Imagine paying nearly 85 percent of the cost of a fancy new car, but not being able to drive it.
That's not unlike the situation Baltimore County officials find themselves in. They're unable to use a brand new, $32 million 800 megahertz communications system because of communications software that won't fully function.
The software is at the heart of the ambitious police and fire communications system that officials say will be unique once it's operating.
But it isn't operating. It was supposed to go on line Jan. 31, but didn't. Several more deadlines passed, as well.
Yesterday, Frank C. Robey Jr., the county administrative officer, and a Motorola official, Dick Day, explained why the system won't work and announced an agreement between the parties that will keep them from a court battle.
Robey said the county had agreed to wait until Jan. 18, 1991, for the first part of the system to be delivered by Motorola, with the remaining portion of it to go on line by Aug. 18, 1991.
In return, the county has halted further payments to Motorola until the job is finished. It still owes $4.8 million to Motorola, the designer of the system and supplier of radio and computer equipment.
County officials have already spent $27.1 million on the system for hardware and services -- $22.1 million to Motorola.
In addition, the county spent $3 million to build a new 911 communications center in the County Courts Building and to construct a series of eight radio towers throughout the county.
"We intend to cooperate with Motorola," said Robey.
A number of the features of the new system, such as the on-board computers, high-band radios and Automatic Vehicle Locator, or AVL, have been functioning since last year, but the entire package has yet to be fully integrated, according to Robey and Day.
The software that would guide these different functions contains "millions of lines of code," said Day, and bugs within the program remain. He blamed a subcontractor who wrote the software for not following the proper test procedures when checking out the system.
Now, said Day, Motorola has brought in its own people to test the software and work out the bugs.
The software in question runs the Computer Assisted Dispatch, or CAD, system, the brainpower and data banks that Day described as the "glue that holds everything together."
Although police and fire officials were hoping to upgrade their patchwork, low-band communications system as far back as 1984, it was the January 1987 Amtrak train accident in Chase that prompted the then newly elected county executive, Dennis F. Rasmussen, to push for the upgrade.
Sixteen people died after a high-speed Amtrak passenger train slammed into a Conrail freight train that had rolled through a switch.

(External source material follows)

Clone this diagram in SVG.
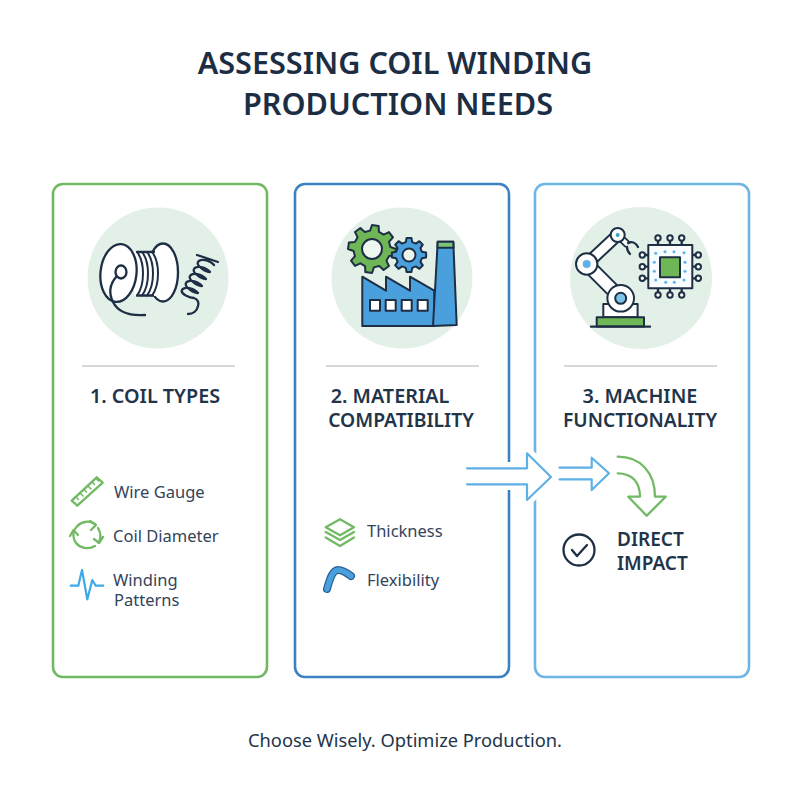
<svg xmlns="http://www.w3.org/2000/svg" width="800" height="800" viewBox="0 0 800 800">
<style>
text{font-family:"Noto Sans","Open Sans","Liberation Sans",sans-serif;fill:#22344a}
.title{font-size:30.600px;font-weight:600;text-anchor:middle;fill:#1c2e44}
.head{font-size:19.800px;font-weight:600;text-anchor:middle}
.head2{font-size:19.300px;font-weight:600;text-anchor:middle}
.item{font-size:16.500px;fill:#33445a}
.card{fill:#fff;stroke-width:2.600}
.disc{fill:#e3f0e8}
.rule{stroke:#c9cccc;stroke-width:1.600}
.ink{fill:none;stroke:#1e2f45;stroke-width:2.300;stroke-linecap:round;stroke-linejoin:round}
.solid{stroke:#1e2f45;stroke-width:2;stroke-linejoin:round}
.g{fill:none;stroke:#71ba63;stroke-width:2.300;stroke-linecap:round;stroke-linejoin:round}
.b{fill:none;stroke:#5fb0e6;stroke-width:2.200;stroke-linecap:round;stroke-linejoin:round}
.halo{fill:#fff;stroke:#fff;stroke-width:12}
.dot{fill:#5db4f0}
</style>
<defs>
<polygon id="gear" points="17.95,-4.48 23.77,-3.34 23.77,3.34 17.95,4.48 15.86,9.53 19.17,14.44 14.44,19.17 9.53,15.86 4.48,17.95 3.34,23.77 -3.34,23.77 -4.48,17.95 -9.53,15.86 -14.44,19.17 -19.17,14.44 -15.86,9.53 -17.95,4.48 -23.77,3.34 -23.77,-3.34 -17.95,-4.48 -15.86,-9.53 -19.17,-14.44 -14.44,-19.17 -9.53,-15.86 -4.48,-17.95 -3.34,-23.77 3.34,-23.77 4.48,-17.95 9.53,-15.86 14.44,-19.17 19.17,-14.44 15.86,-9.53"/>
</defs>
<rect width="800" height="800" fill="#fff"/>
<g id="title">
<text class="title" x="395" y="74">ASSESSING COIL WINDING</text>
<text class="title" x="398" y="115">PRODUCTION NEEDS</text>
</g>
<g id="card-1">
<rect class="card" x="53" y="184" width="214" height="493" rx="10" stroke="#71ba63"/>
<circle class="disc" cx="158" cy="278" r="70.500"/>
<g id="spool-icon">
<ellipse class="ink" style="fill:#fff" cx="163" cy="272.500" rx="15" ry="29"/>
<rect x="134" y="252" width="24" height="44" fill="#fff"/>
<path class="ink" d="M137 252H154M137 295.500H153"/>
<path class="ink" d="M137 252C145 262 145 285 137 295.500M142 252C150 262 150 285 142 295.500M147 252C155 262 155 285 147 295.500M152 252C160 262 160 285 152 295.500" style="stroke-width:2"/>
<ellipse class="ink" style="fill:#fff" cx="118.500" cy="273" rx="18" ry="29" transform="rotate(6 118.500 273)"/>
<ellipse class="ink" cx="121" cy="272" rx="5.500" ry="6.500"/>
<path class="ink" d="M116 277C111 283 108 292 113 302C118 312 130 316 145 315"/>
<path class="ink" d="M197 255L218 262M214 265c-4 -5 -14 -7 -16 -3c-2 4 8 10 12 10c-4 -5 -14 -7 -16 -3c-2 4 8 10 12 10c-4 -5 -14 -7 -16 -3c-2 4 8 10 12 10c-4 -5 -14 -7 -16 -3c-2 4 8 10 12 10c-4 -5 -14 -7 -16 -3c-2 4 8 8 12 8c4 1 5 5 4 8c-1 5 -5 8 -10 8"/>
</g>
<line class="rule" x1="82" y1="366" x2="235" y2="366"/>
<text class="head" x="155" y="403">1. COIL TYPES</text>
<g id="wire-gauge">
<polygon class="g" points="71.700,500.700 96.700,477.300 102.700,482.700 77.300,505.700"/>
<path class="g" style="stroke-width:1.500" d="M76 497l2.500 2.500M80 493l3 3M84 489.500l2.500 2.500M88 486l3 3M92 482l2.500 2.500M96 478.500l2.500 2.500"/>
<text class="item" x="114" y="498">Wire Gauge</text>
</g>
<g id="coil-diameter">
<path class="g" d="M75 529C80 521 89 520 95 524M98 528C101 533 101 538 99 542M95 546C88 550 80 548 76 543C74 540 73 536 73.500 532"/>
<path class="g" d="M70 536L73.500 530L78 535M90 521L96 525L91 530M103 537L99 543L94 539"/>
<text class="item" x="113" y="542">Coil Diameter</text>
</g>
<g id="winding-patterns">
<polyline class="b" style="stroke:#3fa9e8" points="70.700,585.700 78.300,585.700 82,570 87.300,599.300 92.300,580 95.700,585.700 103.300,585.700"/>
<text class="item" x="113" y="586">Winding</text>
<text class="item" x="114" y="606">Patterns</text>
</g>
</g>
<g id="card-2">
<rect class="card" x="295" y="184" width="214" height="493" rx="10" stroke="#3b82c0"/>
<circle class="disc" cx="402" cy="278" r="70.500"/>
<g id="factory-icon">
<use href="#gear" transform="translate(372 249) rotate(8)" fill="#6fb756" class="solid"/>
<circle cx="372" cy="249" r="10" fill="#eef6f0" class="solid"/>
<use href="#gear" transform="translate(409 255) scale(.72)" fill="#4a9fdd" class="solid" style="stroke-width:2.800"/>
<circle cx="409" cy="255" r="6.500" fill="#eef6f0" class="solid"/>
<polygon class="solid" fill="#4a9fdd" points="362.300,326 362.300,276.700 386,290.700 386,276.700 410,290.700 410,276.700 434.300,290.700 434.300,326"/>
<polygon class="solid" fill="#4a9fdd" points="437.700,241.700 453.300,241.700 456.700,325 433,326"/>
<polygon class="solid" fill="#7cc47a" points="437.700,241.700 453.300,241.700 453.500,247.700 437.500,247.700"/>
<g fill="#fff" class="solid">
<rect x="370" y="300" width="10" height="10.700"/>
<rect x="385.700" y="300" width="10" height="10.700"/>
<rect x="401.700" y="300" width="10" height="10.700"/>
<rect x="417.700" y="300" width="10" height="10.700"/>
</g>
</g>
<line class="rule" x1="326" y1="366" x2="479" y2="366"/>
<text class="head" x="390" y="403">2. MATERIAL</text>
<text class="head2" x="401" y="427">COMPATIBILITY</text>
<g id="thickness">
<polygon class="g" points="340,519.300 354,527.300 340,535.300 325.700,527.300"/>
<path class="g" d="M325.700 532L340 540L354 532M325.700 537.500L340 546L354 537.500"/>
<text class="item" x="367" y="537">Thickness</text>
</g>
<g id="flexibility">
<path d="M327 589C330 578 333 570 338 570C342 570 347 573 351 576" fill="none" stroke="#2b5f94" stroke-width="8" stroke-linecap="round"/>
<path d="M327 589C330 578 333 570 338 570C342 570 347 573 351 576" fill="none" stroke="#4a9fdd" stroke-width="5.500" stroke-linecap="round"/>
<text class="item" x="367" y="586">Flexibility</text>
</g>
</g>
<g id="card-3">
<rect class="card" x="535" y="184" width="214" height="493" rx="10" stroke="#6cb5e4"/>
<circle class="disc" cx="641" cy="278" r="71"/>
<g id="robot-icon">
<line x1="586.700" y1="264" x2="620.700" y2="298" stroke="#1e2f45" stroke-width="15"/>
<line x1="586.700" y1="264" x2="620.700" y2="298" stroke="#fff" stroke-width="11"/>
<line x1="586.700" y1="264" x2="617.700" y2="235" stroke="#1e2f45" stroke-width="13"/>
<line x1="586.700" y1="264" x2="617.700" y2="235" stroke="#fff" stroke-width="9"/>
<line x1="617.700" y1="235" x2="628" y2="245" stroke="#1e2f45" stroke-width="8"/>
<line x1="617.700" y1="235" x2="628" y2="245" stroke="#fff" stroke-width="4.500"/>
<path class="ink" d="M628 243C632 241 636 243 638 247M627 247C627 250 628 252 630 254"/>
<rect class="solid" x="603.300" y="304" width="34.300" height="13.300" fill="#fff"/>
<rect class="solid" x="596.700" y="317.300" width="47.300" height="9.300" fill="#6fb756"/>
<line class="ink" x1="591" y1="326.700" x2="650" y2="326.700"/>
<circle class="solid" cx="620.700" cy="298.300" r="13.300" fill="#fff"/>
<circle class="solid" cx="620.700" cy="298.300" r="5.500" fill="#7cc3e8"/>
<circle class="solid" cx="586.700" cy="264" r="10.700" fill="#fff"/>
<circle cx="586.700" cy="264" r="4" fill="#5fb0e6"/>
<circle class="solid" cx="617.700" cy="235" r="7" fill="#fff"/>
<circle cx="617.700" cy="235" r="2" fill="#3fa0c0"/>
<path class="ink" d="M658 238V245M670 238V245M681.700 238V245M658 295V288M670 295V288M681.700 295V288M642.300 255H648M642.300 266.700H648M642.300 278.300H648M698.300 255H692M698.300 266.700H692M698.300 278.300H692"/>
<g fill="#fff" class="solid">
<circle cx="658" cy="238" r="2.700"/><circle cx="670" cy="238" r="2.700"/><circle cx="681.700" cy="238" r="2.700"/>
<circle cx="658" cy="295" r="2.700"/><circle cx="670" cy="295" r="2.700"/><circle cx="681.700" cy="295" r="2.700"/>
<circle cx="642.300" cy="255" r="2.700"/><circle cx="642.300" cy="266.700" r="2.700"/><circle cx="642.300" cy="278.300" r="2.700"/>
<circle cx="698.300" cy="255" r="2.700"/><circle cx="698.300" cy="266.700" r="2.700"/><circle cx="698.300" cy="278.300" r="2.700"/>
</g>
<rect class="solid" x="648.300" y="245" width="44" height="43.300" fill="#f8fcfe"/>
<rect class="solid" x="660" y="257.300" width="20" height="20" fill="#6fb756"/>
<g class="dot">
<circle cx="655.700" cy="253.300" r="1.500"/><circle cx="665" cy="251.700" r="1.500"/><circle cx="674" cy="251.700" r="1.500"/><circle cx="684" cy="252.700" r="1.500"/>
<circle cx="654.300" cy="262.300" r="1.500"/><circle cx="654.300" cy="271.300" r="1.500"/><circle cx="685" cy="262.300" r="1.500"/><circle cx="685" cy="271.300" r="1.500"/>
<circle cx="655.700" cy="280" r="1.500"/><circle cx="665.700" cy="282.300" r="1.500"/><circle cx="674.300" cy="282.300" r="1.500"/><circle cx="684" cy="280" r="1.500"/>
</g>
</g>
<line class="rule" x1="564" y1="366" x2="717" y2="366"/>
<text class="head" x="640" y="403">3. MACHINE</text>
<text class="head2" x="640" y="427">FUNCTIONALITY</text>
<g id="direct-impact">
<circle class="ink" cx="579" cy="550" r="15.500"/>
<path class="ink" d="M572 550L577 556L587 545"/>
<text x="617" y="546" style="font-size:19px;font-weight:600">DIRECT</text>
<text x="617" y="570" style="font-size:19px;font-weight:600">IMPACT</text>
</g>
</g>
<g id="connectors">
<polygon class="halo" points="467,468 527,468 527,453 551,477 527,500 527,484 467,484"/>
<path class="b" d="M467 468.300H527V453.300L551 477L527 500V484.300H467"/>
<path class="b" d="M559.500 467.700H591.700V457.700L609 473.300L591.700 490V479.300H559.500"/>
<path class="g" d="M617.700 456.700C640 456.700 655 472 655 496.700H665.700L646.700 515.700L628.300 496.700H640C640 482 632 473.300 617.700 473.300"/>
</g>
<text id="tagline" x="405" y="747" text-anchor="middle" style="font-size:18.300px">Choose Wisely. Optimize Production.</text>
</svg>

During the rescue efforts, police and fire officials could not communicate with one another.
County voters approved a $10 million bond issue in the November 1986 election and Rasmussen -- pressured by the Federal Communications Commission to use or lose its 20 800 megahertz channels -- borrowed another $18 million to pay for it.
Robey said the agreement calls for "penalties" if Motorola fails to meet the new deadlines. As to the nature of the penalties, he said "that is still being negotiated."